IBB’s presidential ambition.

If the people who were ruled under him are critical of    his coming back, he has to give way. If they feel he was not a good ruler, he should give way. There is plenty of work to do. But if he feels that they are all wrong in criticising him, he should continue.

But I am not so sure whether the military should be in administration. I do not think so. Whether they have the ability to be good leaders is a different matter. But the point is should a soldier, the kind of soldiers we have any way, should they be  administrators. I do not think so. I am not concerned whether he was competent or incompetent. I don’t think that soldiers should be rulers.

Again, if we continue with the present system, we have no choice. We will continue to get the kind of leaders we have been having. I think the American system will be better for Nigeria . Though in theory that is what we have now, in practice, it is not working yet. As a system I still think that the Parliamentary system is still superior to any system but I wonder about our own people? Where do they fit in. I like the British system because everybody hears every body.

You make your point and people disagree and move on. I remember going to London many years back and do you know that on one or two occasions, members of the House criticised the government there, even though it was their government.
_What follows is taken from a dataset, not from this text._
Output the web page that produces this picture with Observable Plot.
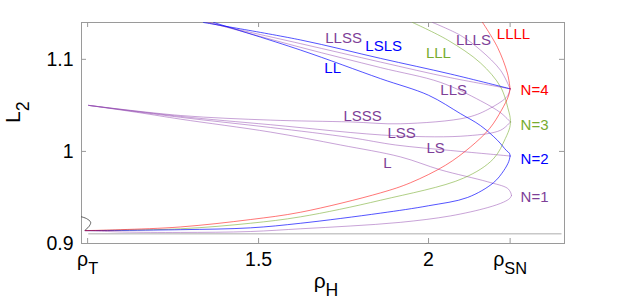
<!DOCTYPE html>
<html><head><meta charset="utf-8">
<script src="https://cdn.jsdelivr.net/npm/d3@7"></script>
<script src="https://cdn.jsdelivr.net/npm/@observablehq/plot@0.6"></script>
<style>body{margin:0;background:#fff}</style>
</head><body><div id="chart"></div>
<script>
// ---- data: [rho_H, L2] ----
const xTicks = [0.997, 1.5, 2, 2.24];
const xTickLabels = ["ρ_T", "1.5", "2", "ρ_SN"];
const yTicks = [0.9, 1, 1.1];
const yTickLabels = ["0.9", "1", "1.1"];

const lowerN1 = [[0.99,0.914],[1.1,0.9125],[1.27,0.912],[1.476,0.913],[1.624,0.916],[1.77,0.919],[1.918,0.923],[2.065,0.930],[2.174,0.939],[2.221,0.945],[2.239,0.949],[2.244,0.952]];
const lowerN2 = [[0.99,0.914],[1.271,0.915],[1.476,0.917],[1.624,0.922],[1.859,0.933],[2.0,0.941],[2.115,0.950],[2.191,0.966],[2.221,0.979],[2.236,0.989],[2.24,0.995]];
const lowerN3 = [[0.99,0.914],[1.271,0.916],[1.476,0.922],[1.624,0.929],[1.859,0.947],[2.103,0.971],[2.191,0.992],[2.226,1.014],[2.239,1.026],[2.241,1.032]];
const lowerN4 = [[0.99,0.914],[1.094,0.915],[1.271,0.918],[1.476,0.926],[1.624,0.934],[1.859,0.955],[1.947,0.966],[2.05,0.985],[2.124,1.005],[2.18,1.025],[2.215,1.045],[2.235,1.060],[2.24,1.068]];

const brL    = [[1.0,1.05],[1.15,1.042],[1.271,1.035],[1.535,1.021],[1.741,1.007],[1.918,0.994],[2.035,0.980],[2.174,0.967],[2.232,0.960],[2.242,0.955],[2.244,0.952]];
const brLS   = [[1.0,1.05],[1.271,1.037],[1.535,1.026],[1.771,1.015],[1.903,1.007],[2.065,1.001],[2.182,0.997],[2.24,0.995]];
const brLL   = [[1.368,1.14],[1.624,1.11],[1.859,1.079],[2.0,1.061],[2.094,1.041],[2.153,1.028],[2.203,1.012],[2.229,1.001],[2.238,0.998],[2.24,0.995]];
const brLSS  = [[1.0,1.05],[1.271,1.038],[1.535,1.029],[1.903,1.017],[2.115,1.017],[2.212,1.023],[2.241,1.032]];
const brLLS  = [[1.356,1.14],[1.624,1.113],[1.859,1.091],[2.035,1.075],[2.153,1.055],[2.212,1.042],[2.241,1.032]];
const brLLL  = [[1.953,1.14],[2.056,1.121],[2.153,1.096],[2.212,1.070],[2.235,1.045],[2.240,1.037],[2.241,1.032]];
const brLSSS = [[1.0,1.05],[1.271,1.039],[1.535,1.034],[1.771,1.032],[1.918,1.030],[2.115,1.037],[2.182,1.047],[2.232,1.060],[2.24,1.068]];
const brLLSS = [[1.347,1.14],[1.624,1.117],[1.859,1.097],[2.065,1.080],[2.24,1.068]];
const brLSLS = [[1.338,1.14],[1.624,1.121],[1.859,1.101],[2.065,1.084],[2.24,1.068]];
const brLLLS = [[2.012,1.14],[2.094,1.126],[2.153,1.110],[2.212,1.088],[2.24,1.068]];
const brLLLL = [[2.159,1.14],[2.203,1.113],[2.232,1.085],[2.24,1.068]];

const baseLine = [[1.0,0.9105],[2.39,0.9105]];
const squiggle = [[0.979,0.929],[0.994,0.927],[1.006,0.923],[1.0,0.918],[0.991,0.915],[0.99,0.914]];

const labelText = ["LLSS","LSLS","LL","LLL","LLLS","LLLL","LLS","LSSS","LSS","LS","L","N=4","N=3","N=2","N=1"];
const labelRho  = [1.750,1.868,1.718,2.029,2.132,2.250,2.074,1.806,1.921,2.021,1.879,2.312,2.312,2.312,2.312];
const labelL    = [1.123,1.114,1.090,1.107,1.121,1.127,1.066,1.038,1.020,1.003,0.987,1.067,1.029,0.992,0.950];

// ---- styles ----
const C = {
  purple: {line: "#8e44ad", op: 0.55, text: "#7e3f98"},
  blue:   {line: "#0000ff", op: 0.75, text: "#0000ff"},
  green:  {line: "#77ac30", op: 0.65, text: "#77ac30"},
  red:    {line: "#ff0000", op: 0.6, text: "#ff0000"}
};
const series = [
  [lowerN1,"purple"],[brL,"purple"],[brLS,"purple"],[brLSS,"purple"],[brLSSS,"purple"],
  [brLLS,"purple"],[brLLSS,"purple"],[brLLLS,"purple"],
  [lowerN3,"green"],[brLLL,"green"],
  [lowerN2,"blue"],[brLL,"blue"],[brLSLS,"blue"],
  [lowerN4,"red"],[brLLLL,"red"]
];
const labelColour = {"LLSS":"purple","LSLS":"blue","LL":"blue","LLL":"green","LLLS":"purple","LLLL":"red","LLS":"purple","LSSS":"purple","LSS":"purple","LS":"purple","L":"purple","N=4":"red","N=3":"green","N=2":"blue","N=1":"purple"};

const W = 623, H = 301, mL = 81, mR = 59, mT = 22, mB = 58;
const frameW = W - mL - mR, frameH = H - mT - mB, tk = 5;
const axisGrey = "#9a9a9a";

const marks = [
  Plot.frame({stroke: axisGrey}),
  Plot.tickX(xTicks, {x: d => d, insetTop: frameH - tk, stroke: axisGrey}),
  Plot.tickX(xTicks, {x: d => d, insetBottom: frameH - tk, stroke: axisGrey}),
  Plot.tickY(yTicks, {y: d => d, insetRight: frameW - tk, stroke: axisGrey}),
  Plot.tickY(yTicks, {y: d => d, insetLeft: frameW - tk, stroke: axisGrey}),
  Plot.line(baseLine, {x: d => d[0], y: d => d[1], stroke: "#555", strokeOpacity: 0.55, strokeWidth: 0.9}),
  Plot.line(squiggle, {x: d => d[0], y: d => d[1], stroke: "#333", strokeOpacity: 0.85, strokeWidth: 0.9, curve: "catmull-rom", clip: true}),
  ...series.map(([pts, c]) => Plot.line(pts, {x: d => d[0], y: d => d[1], stroke: C[c].line, strokeOpacity: C[c].op, strokeWidth: 0.9, curve: "catmull-rom", clip: true})),
  Plot.text(labelText, {x: (d, i) => labelRho[i], y: (d, i) => labelL[i], text: d => d, fill: d => C[labelColour[d]].text, fontSize: 15}),
  Plot.text(xTicks, {x: d => d, text: (d, i) => xTickLabels[i], frameAnchor: "bottom", dy: 22, fontSize: 19.5, fill: "#000"}),
  Plot.text(yTicks, {y: d => d, text: (d, i) => yTickLabels[i], frameAnchor: "left", dx: -8, textAnchor: "end", fontSize: 19.5, fill: "#000"}),
  Plot.text(["ρ_H"], {text: d => d, frameAnchor: "bottom", dy: 44, dx: 3, fontSize: 21, fill: "#000"}),
  Plot.text(["L_2"], {text: d => d, frameAnchor: "left", dx: -68, dy: -10, rotate: -90, fontSize: 21, fill: "#000"})
];

const svg = Plot.plot({
  width: W, height: H,
  marginLeft: mL, marginRight: mR, marginTop: mT, marginBottom: mB,
  x: {domain: [0.979, 2.4], axis: null},
  y: {domain: [0.9, 1.14], axis: null},
  style: {fontFamily: "'Liberation Sans', Arial, sans-serif", background: "#fff", overflow: "visible"},
  marks
});

// subscripts
svg.querySelectorAll("text").forEach(t => {
  const s = t.textContent;
  if (s.includes("_")) {
    const [a, b] = s.split("_");
    t.textContent = a;
    const ts = document.createElementNS("http://www.w3.org/2000/svg", "tspan");
    ts.setAttribute("font-size", "0.84em");
    ts.setAttribute("dy", "0.5em");
    ts.textContent = b;
    t.appendChild(ts);
  }
});
document.getElementById("chart").appendChild(svg);
</script>
</body></html>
Some of them then said that the government should leave Nigeria alone to solve their problems.

Well, I think we must ask ourselves where we are going. Now, it is not clear at all where we are going, or who is going to take us there. It is not so clear now. I do not know.

How would you assess the performance of Governor Adams Oshiomhole so far?

Well, I am told that he is with a lot of our people. He has the support. But I have not gone close to him so as to understand him. I was closer to those who were before him in the state here.